Why is this sad? I’m having a hard time understanding the thought you are communicating. It seems cool that a CTO had fun and that motivated him to enable ADB for everyone?

jazzyjackson 2 hours ago | parent | next [-]

Just that the default reality is the hardware you buy belonging to someone else, who only really sold you a license to use the hardware on limited terms until the manufacturer drops support

ashdksnndck 40 minutes ago | parent [-]

This generalizes to “good news is bad news because things must be bad by default for good things to be news”

petterroea 42 minutes ago | parent | prev | next [-]

as other has said, it is sad that it took that a CTO had fun to open it up, and not the rest of the public discourse about things like this.

I'm happy he had fun and all for him making decisions based on it. But it shouldn't have taken this.

saagarjha 2 hours ago | parent | prev | next [-]

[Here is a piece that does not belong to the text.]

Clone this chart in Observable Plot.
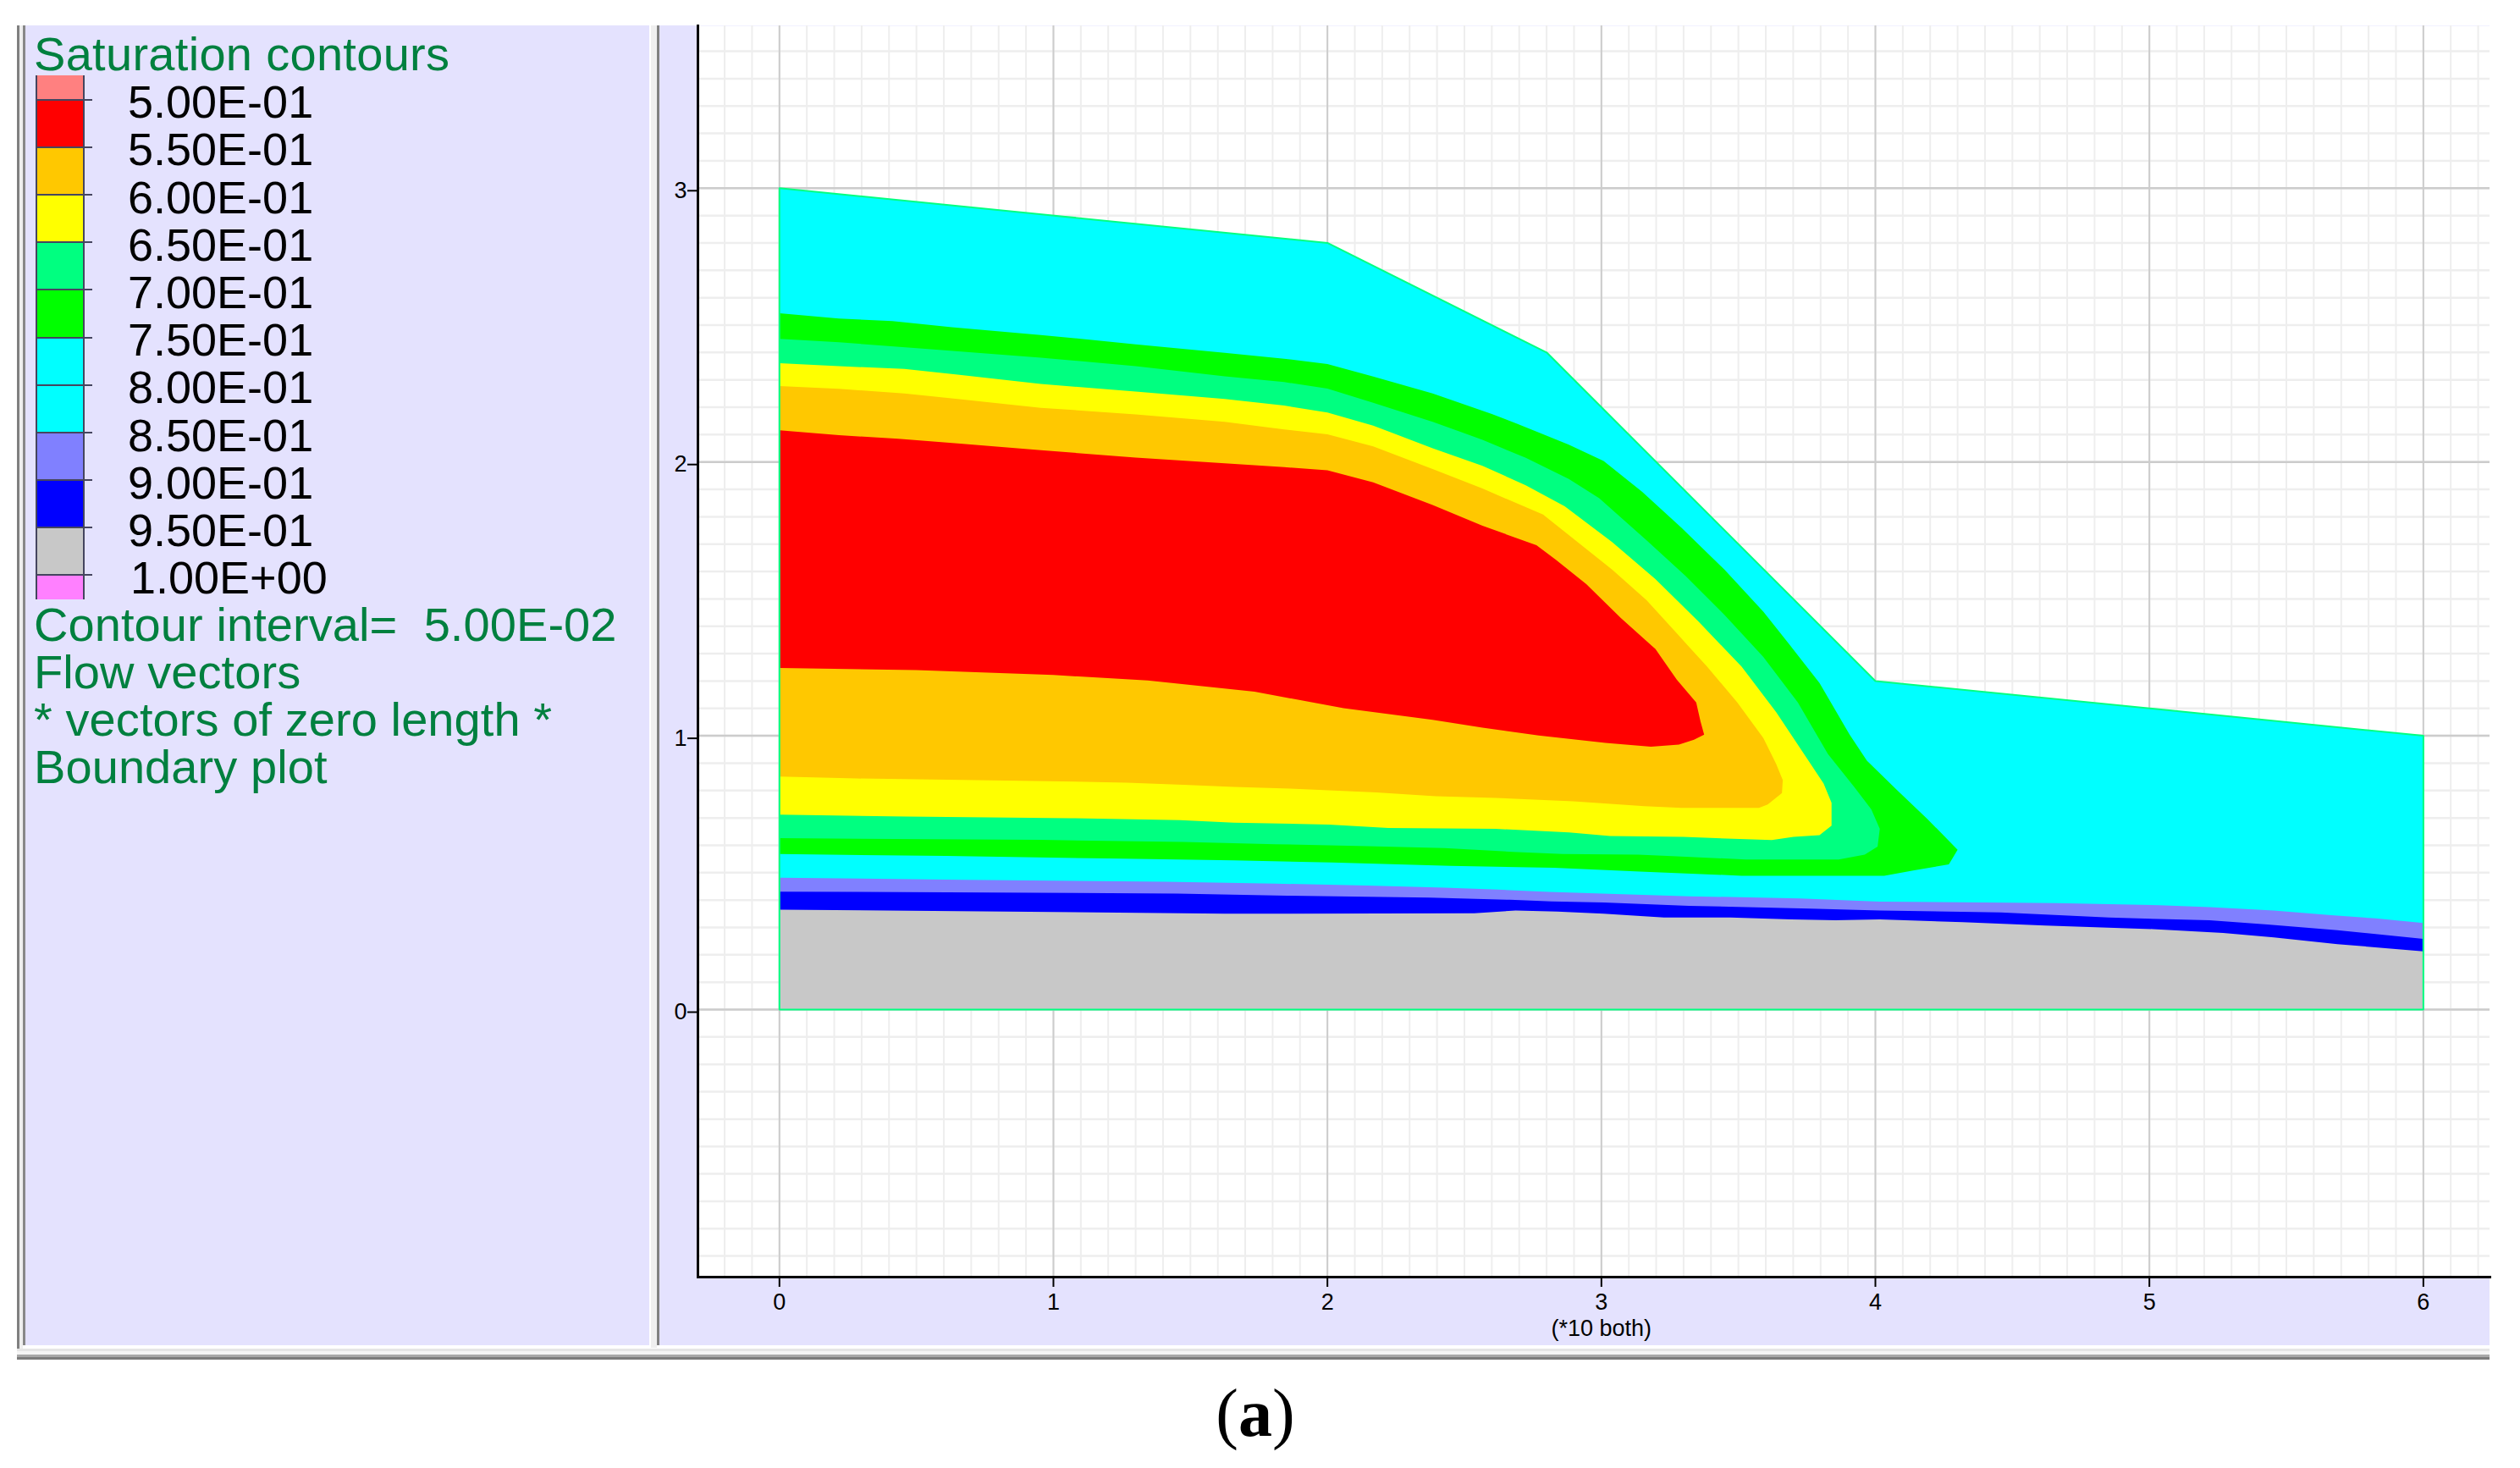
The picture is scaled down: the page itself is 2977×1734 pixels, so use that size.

Why didn’t it occur to someone that this would be fun to do within the CTO having to realize this

l23k4 an hour ago | parent [-]

Why didn't it occur to someone without occurring to someone first?

saagarjha an hour ago | parent [-]

Because the idea that something this obvious occurred to the CTO first is very, very unlikely. What is more probable was that leadership ignored people who disagreed until the CTO convinced himself it was a good idea and went ahead with it.

Forgeties79 an hour ago | parent | prev | next [-]

Because it could’ve just as easily never happened despite how simple of a feature it is to enable. That happens all the time. Tons of “useless” tech out there that can be made useful with 5min of effort but the incentives aren’t there, so they end up in landfills.

The default position should be trying to make devices useful as long as possible, even if they want to qualify it with “so long as it’s sufficiently reasonable to do so.”

mock-possum an hour ago | parent | prev [-]

It shouldn’t be left to the whim of a C-suite denizen.

gnfargbl an hour ago | parent [-]

If the leadership of a company aren't the right people to make decisions about what that company does, who is?

Are you advocating for legislation? How would that work?

sham1 34 minutes ago | parent [-]

Ideally the workers. But failing that, legislation would probably be a good thing to at least try to reduce e-waste from closed, discarded devices. Like, if a device line is at its end of line from the company, then they might as well make it open for the community. They're not supporting it anymore, after all, but someone might want to.

Would such legislation be perfect for dealing with these kinds of things? Of course not, but it would be better.

wfme 3 hours ago | parent | prev [-]

*all we needed was the technical leader of the company that produced the product to...

the same could be said for pretty much any change or update rolled out by any of these companies.

petterroea 2 hours ago | parent [-]

I feel like this is reducing the problem to a simpler one. Of course you'd expert larger product decisions to be made by a technical leader. The problem here is that devices being locked down is something being fought against, repairability is a big topic for discussion, and some companies even try to play into it pretty hard, like Framework and seemingly Valve.

Yet, to this Meta CTO, this wasn't really a concern until he vibecoded something and decided everyone should be able to have this fun. It say's something about his (and probably other people in his position) awareness of public opinion and discussion.